Mr. Jervis compares driving in Cayman to Jamaica. “In Jamaica, they don’t make it as safe for us truck drivers as they do in the Cayman Islands. I’m used to driving up hills, around corners and through narrow roads; it does not affect me one bit once I get to know the truck.”
“Cayman is like a walk in the park for me,” he added.
Everton Ellis, a 28-year truck driver, sees Bodden Town as one of the most dangerous roads for truckers. “We go through hell with motorists every day. I even installed a webcam in my truck to protect myself,” he said.
Along Bodden Town’s narrow coastal street, houses protrude out into the road and cement fences are close to the street, so “If there is an emergency, there is nowhere to pull off the road,” Mr. Ellis said.

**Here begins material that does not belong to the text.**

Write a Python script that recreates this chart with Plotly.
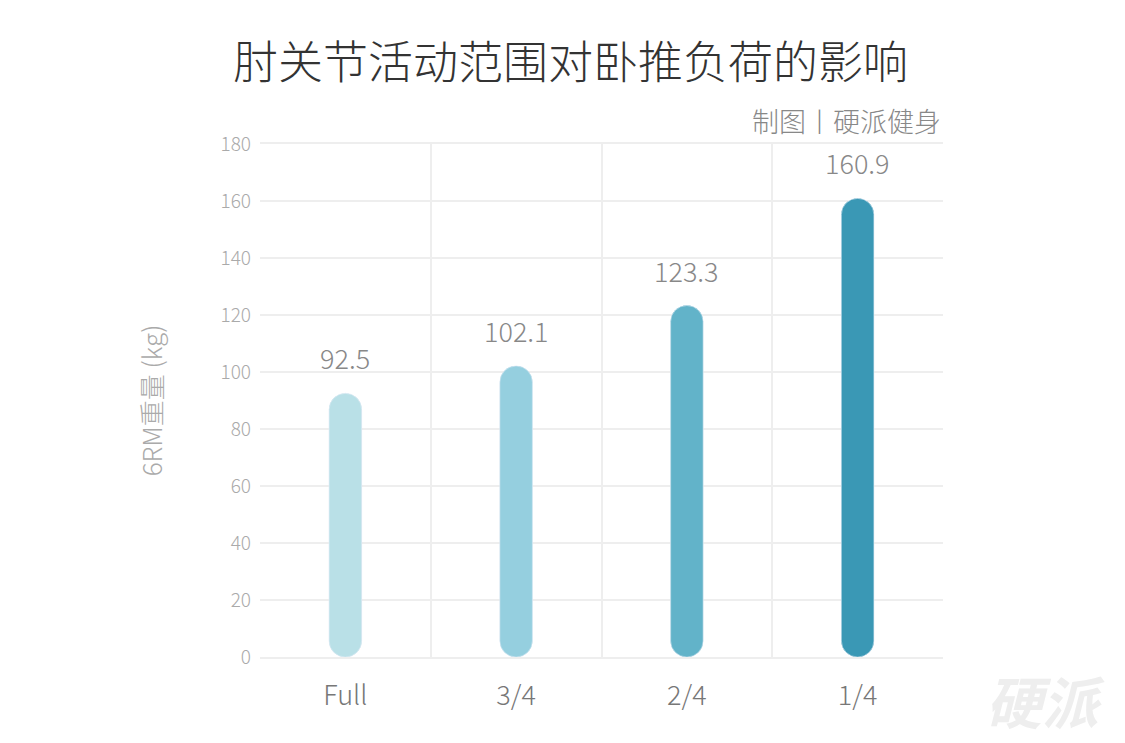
import plotly.graph_objects as go

categories = ["Full", "3/4", "2/4", "1/4"]
values = [92.5, 102.1, 123.3, 160.9]
colors = ["#b9e0e7", "#95cfdf", "#62b3c9", "#3a98b5"]

fig = go.Figure()
fig.add_trace(go.Bar(x=categories, y=values, base=0, marker=dict(color=colors, cornerradius=16),
                     width=0.19, hoverinfo="skip"))
fig.add_trace(go.Bar(x=categories, y=[-v for v in values], base=values, marker=dict(color=colors, cornerradius=16),
                     width=0.19, hoverinfo="skip"))
for c, v in zip(categories, values):
    fig.add_annotation(x=c, y=v, text=f"{v}", showarrow=False, yanchor="bottom", yshift=14,
                       font=dict(size=27, color="#888888", weight=300))

fig.update_layout(
    width=1125, height=743, barmode="overlay", showlegend=False,
    paper_bgcolor="white", plot_bgcolor="white",
    margin=dict(l=252, r=190, t=136, b=94),
    font=dict(family="Noto Sans CJK SC", weight=300),
    title=dict(text="肘关节活动范围对卧推负荷的影响", x=0.5, xanchor="center", y=0.925, yanchor="middle",
               font=dict(size=45, color="#333333", weight=300)),
    xaxis=dict(tickson="boundaries", showgrid=True, gridcolor="#eeeeee", gridwidth=2,
               tickfont=dict(size=27, color="#777777", weight=300), ticks="", showline=True, linecolor="#eeeeee",
               mirror=True, linewidth=2, ticklabelstandoff=14),
    yaxis=dict(range=[0, 180], dtick=20, showgrid=True, gridcolor="#eeeeee", gridwidth=2,
               tickfont=dict(size=19, color="#aaaaaa", weight=300), ticks="", zeroline=False,
               ticklabelstandoff=8,
               title=dict(text="6RM重量 (kg)", font=dict(size=26, color="#aaaaaa", weight=300), standoff=50)),
)
fig.add_annotation(text="制图丨硬派健身", xref="paper", yref="paper", x=1.0, y=1.0, yshift=2,
                   xanchor="right", yanchor="bottom", showarrow=False,
                   font=dict(size=27, color="#888888", weight=300))
fig.add_annotation(text="<i><b>硬派</b></i>", xref="paper", yref="paper", x=1.24, y=0.0,
                   xanchor="right", yanchor="top", showarrow=False,
                   font=dict(size=56, color="#eeeeee"))
fig.write_html("out.html")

He added, “Another issue is people speeding up when they see a truck trying to overtake; they brake to hold us back and then call police on you. Some even give you the finger.”
One driver who owns his own truck, who asked to remain anonymous, said bus drivers are his worst nightmare, stopping without warning or pulling out regardless of who is behind them.
Another trucker Everton Cole also voiced his complaints and said he wants the public to be better educated about the proper way to drive around trucks, especially on roundabouts.
“I want to warn people around here [that] trucks are nothing to play with. Trucks are dangerous. By the time we swing [the truck], the weight might break the spring, this can end up in a car and kill someone. They blame the truck drivers but sometimes it’s in a difficult area and we cannot help them. It’s worse if [the truck is] loaded.”
Truck drivers the Compass spoke to said the three most common types of accidents involving heavy trucks are crashes caused by a truck’s inability to stop in time; a motorist trying to pass a truck on the right while the truck is making a right-hand turn; and a motorist riding in the trucker’s blind spots.